Update: Bonus False Claim (From Following Section of O'Donnel Interview: That the events at Abu Ghraib were in no way connected to changes made in Bush Policy.

As shown by the ACLU's Torture Timeline.

Following Bush's determination that "Geneva Doesn't Apply" and various memos from Gonzales, Yoo and Bybee authorized and justifyed the use of a variety of harsh interrogation methods which were first tested on Zubaydah in Thailand, these were then exported in response to requests from the commanders at GTMO. Following that request in Dec of 2002 SECDEF Rumsfeld authorized new techniques such as hooding, stress positions, nudity, the use of phobias, dogs, sensory deprivation, environmental controls (hypothermia), sexual humiliation as a way to "soften up" detainees.

On that memo Rumsfeld handwrote..."I stand for 8-10 hours a day. Why is standing limited to 4 hours?" Rumsfeld used a "standing desk" for doing his work, the problem with his argument is that he has freedom to move and shift positions, but in a standing stress position the subjects movements are limited which can over the coarse of time induce renal failure and death. That's why the 4-hour limit.

In January of 2003 the commander at Bagram AFB, Afghanistan officially implemented the new Rumsfeld's techniques going far beyond the Army Field Manual, which is written to be consistent with Geneva. This ultimately results in the death of several detainees (A clear violation of even the "Bybee Standard").

In August of 2003 on recommendations from Lt. Gen Sanchez, Rumsfeld sent the commander of Guantanamo (Gen. Miller) to Abu Ghraib to Gitmo-ize it. The new commander removed the authority of the standard base commander Gen. Kaprinski over the "Hard Site" and positions the MP's handling prisoners there under the command of Military Intelligence, then proceeded to implement The same tactics Rumsfeld had previously approved for GITMO and Bagram

The pictures that we all saw at Abu Ghraib, the hooding, the nudity, and stress positions were all authorized by Rumsfeld and exported to the Hard Site on his orders. The argument has long been that this wasn't an "Intelligence Mission" because those who were mistreated clearly were not high-value members of al Qaeda, but using his sources journalist Sy Hersh (who first broke the Abu Ghraib story) has found the explanation for all this.
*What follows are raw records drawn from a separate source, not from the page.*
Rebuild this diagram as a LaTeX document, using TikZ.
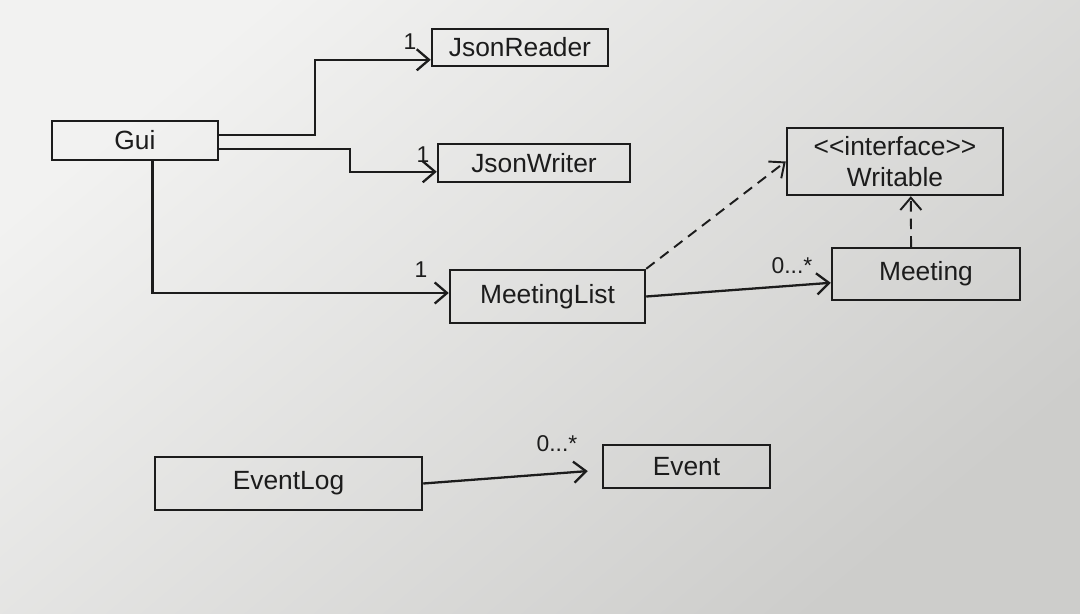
\documentclass[tikz,border=0pt]{standalone}
\usepackage{fontspec}
\setmainfont{Liberation Sans}
\usetikzlibrary{arrows.meta,fit,shadings}
\definecolor{ink}{HTML}{1C1C1C}
\definecolor{paperA}{HTML}{F2F2F1}
\definecolor{paperB}{HTML}{CDCDCB}
\begin{document}
\begin{tikzpicture}[x=0.02cm,y=-0.02cm,
  box/.style={draw=ink,line width=1.4pt,rectangle,inner sep=0pt},
  lbl/.style={text=ink,font=\fontsize{15}{18}\selectfont,align=center},
  assoc/.style={draw=ink,line width=1.3pt,-{Straight Barb[length=7pt,width=12pt,line width=1.3pt]}},
  real/.style={draw=ink,line width=1.1pt,dashed,dash pattern=on 6pt off 4pt,
    -{Straight Barb[length=7pt,width=12pt,line width=1.1pt,sep=0pt]}},
  mult/.style={text=ink,font=\fontsize{13}{15}\selectfont,inner sep=1pt}]
\shade[shading=axis,top color=paperA,bottom color=paperB,shading angle=40]
  (0,0) rectangle (1080,613);
\useasboundingbox (0,0) rectangle (1080,613);

% classes
\node[box,fit={(52,121) (218,160)},label={[lbl]center:Gui}] (gui) {};
\node[box,fit={(432,29) (608,66)},label={[lbl]center:JsonReader}] (reader) {};
\node[box,fit={(438,144) (630,182)},label={[lbl]center:JsonWriter}] (writer) {};
\node[box,fit={(787,128) (1003,195)},
  label={[lbl]center:<{}<interface>{}>\\Writable}] (writable) {};
\node[box,fit={(450,270) (645,323)},label={[lbl]center:MeetingList}] (mlist) {};
\node[box,fit={(832,248) (1020,300)},label={[lbl]center:Meeting}] (meeting) {};
\node[box,fit={(155,457) (422,510)},label={[lbl]center:EventLog}] (elog) {};
\node[box,fit={(603,445) (770,488)},label={[lbl]center:Event}] (event) {};

% bend points
\coordinate (b1) at (315,100);
\coordinate (b2) at (350,160);

% associations
\draw[assoc] ([yshift=3pt]gui.east) -| (b1) |- ([yshift=-7pt]reader.west);
\draw[assoc] ([yshift=-5pt]gui.east) -| (b2) |- ([yshift=-5pt]writer.west);
\draw[assoc] ([xshift=10pt]gui.south) |- ([yshift=2pt]mlist.west);
\draw[assoc] (mlist.east) -- ([yshift=-5pt]meeting.west);
\draw[assoc,shorten >=8pt] (elog.east) -- ([yshift=-2pt]event.west);

% realizations
\draw[real] (mlist.north east) -- (writable.west);
\draw[real] ([xshift=-8.5pt]meeting.north) -- ([xshift=9pt]writable.south);

% multiplicities
\node[mult] (m1) at (410,42) {1};
\node[mult] (m2) at (423,155) {1};
\node[mult] (m3) at (421,270) {1};
\node[mult] (m4) at (792,266) {0...*};
\node[mult] (m5) at (557,444) {0...*};
\end{tikzpicture}
\end{document}
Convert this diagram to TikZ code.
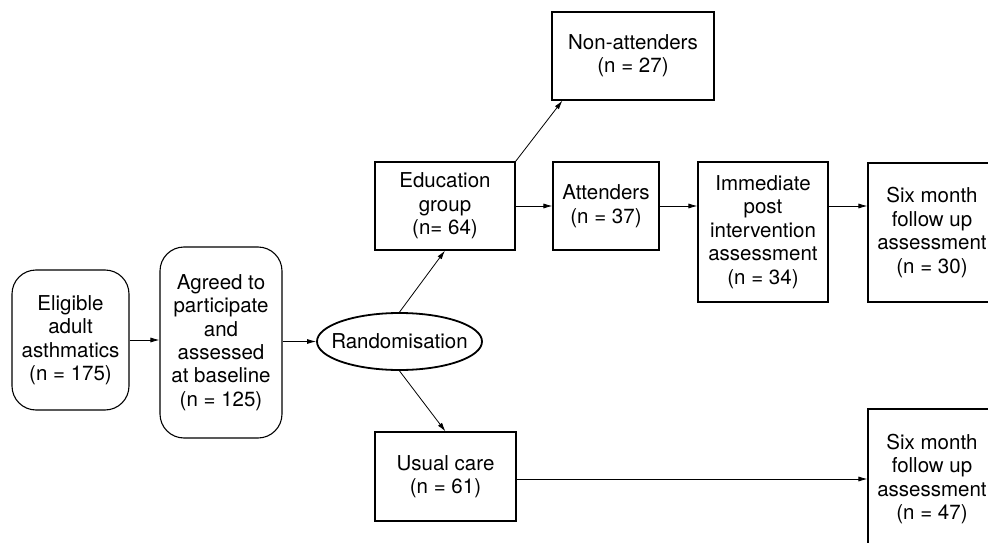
\documentclass[tikz,border=0pt]{standalone}
\usepackage{fontspec}
\setmainfont{TeX Gyre Heros}
\usetikzlibrary{shapes.geometric,arrows.meta,calc}
\begin{document}
\begin{tikzpicture}[x=1pt,y=-1pt,
  txt/.style={align=center,font=\fontsize{20.5}{23.4}\selectfont,inner sep=0pt},
  rbox/.style={txt,draw,line width=1.1pt,rounded corners=24pt},
  sbox/.style={txt,draw,line width=1.1pt},
  ell/.style={txt,draw,ellipse,line width=1.8pt,inner xsep=-12pt},
  arr/.style={line width=0.8pt,-{Latex[length=9pt,width=5pt]}}]
\useasboundingbox (0,0) rectangle (988,543);
\fill[white] (0,0) rectangle (988,543);
\node[rbox,minimum width=117pt,minimum height=140pt] (elig) at (70.5,340) {Eligible\\adult\\asthmatics\\(n = 175)};
\node[rbox,minimum width=122pt,minimum height=191pt] (agreed) at (221,342.5) {Agreed to\\participate\\and\\assessed\\at baseline\\(n = 125)};
\node[ell,minimum width=165pt,minimum height=57pt] (rand) at (399.5,341.5) {Randomisation};
\node[sbox,minimum width=140pt,minimum height=88pt] (edu) at (445,206) {Education\\group\\(n= 64)};
\node[sbox,minimum width=141pt,minimum height=89pt] (usual) at (445.5,476.5) {Usual care\\(n = 61)};
\node[sbox,minimum width=162pt,minimum height=88pt] (nonatt) at (633,56) {Non-attenders\\(n = 27)};
\node[sbox,minimum width=106pt,minimum height=88pt] (att) at (606,206) {Attenders\\(n = 37)};
\node[sbox,minimum width=130pt,minimum height=140pt] (immed) at (763,232) {Immediate\\post\\intervention\\assessment\\(n = 34)};
\node[sbox,minimum width=128pt,minimum height=139pt] (six1) at (932,232.5) {Six month\\follow up\\assessment\\(n = 30)};
\node[sbox,minimum width=128pt,minimum height=140pt] (six2) at (932,479) {Six month\\follow up\\assessment\\(n = 47)};
\draw[arr] (elig.east) -- (agreed.west |- elig.east);
\draw[arr] (agreed.east |- rand.west) -- (rand.west);
\draw[arr] (rand.north) -- (edu.south);
\draw[arr] (rand.south) -- (usual.north);
\draw[arr] (edu.north east) -- ($(nonatt.south west)+(11,0)$);
\draw[arr] (edu.east) -- (att.west);
\draw[arr] (att.east) -- (att.east -| immed.west);
\draw[arr] (att.east -| immed.east) -- (att.east -| six1.west);
\draw[arr] (usual.east |- six2.west) -- (six2.west);
\end{tikzpicture}
\end{document}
In his book "Chain of Command" he argues that this treatment was intended to be used a s blackmail (hence all the pictures and photos) against low-value targets who would them be released and coerced into becoming spies against the insurgency.

The original idea behind the sexually humiliating photos taken at Abu Ghraib, Hersh said he had heard, was to use them as blackmail so that the newly released prisoners - many of whom were ordinary Iraqi thieves or even civilian bystanders rounded up in dragnets - would act as informants. "We operate on guilt, [Muslims] operate on shame," Hersh explained. "The idea of photographing an Arab man naked and having him simulate homosexual activity, and having an American GI woman in the photographs, is the end of society in their eyes."

Abu Ghraib was no boating accident, it was a Covert Op.

This is why even in while putting together the Taguba Report, investigators into Abu Ghraib were prohibited from looking at the actions and motivations of higher-ups, and instead told to focus on scapegoats like Grainer and England who were for the most part only doing what Un-ranked Military Intelligence Officers had instructed them to do.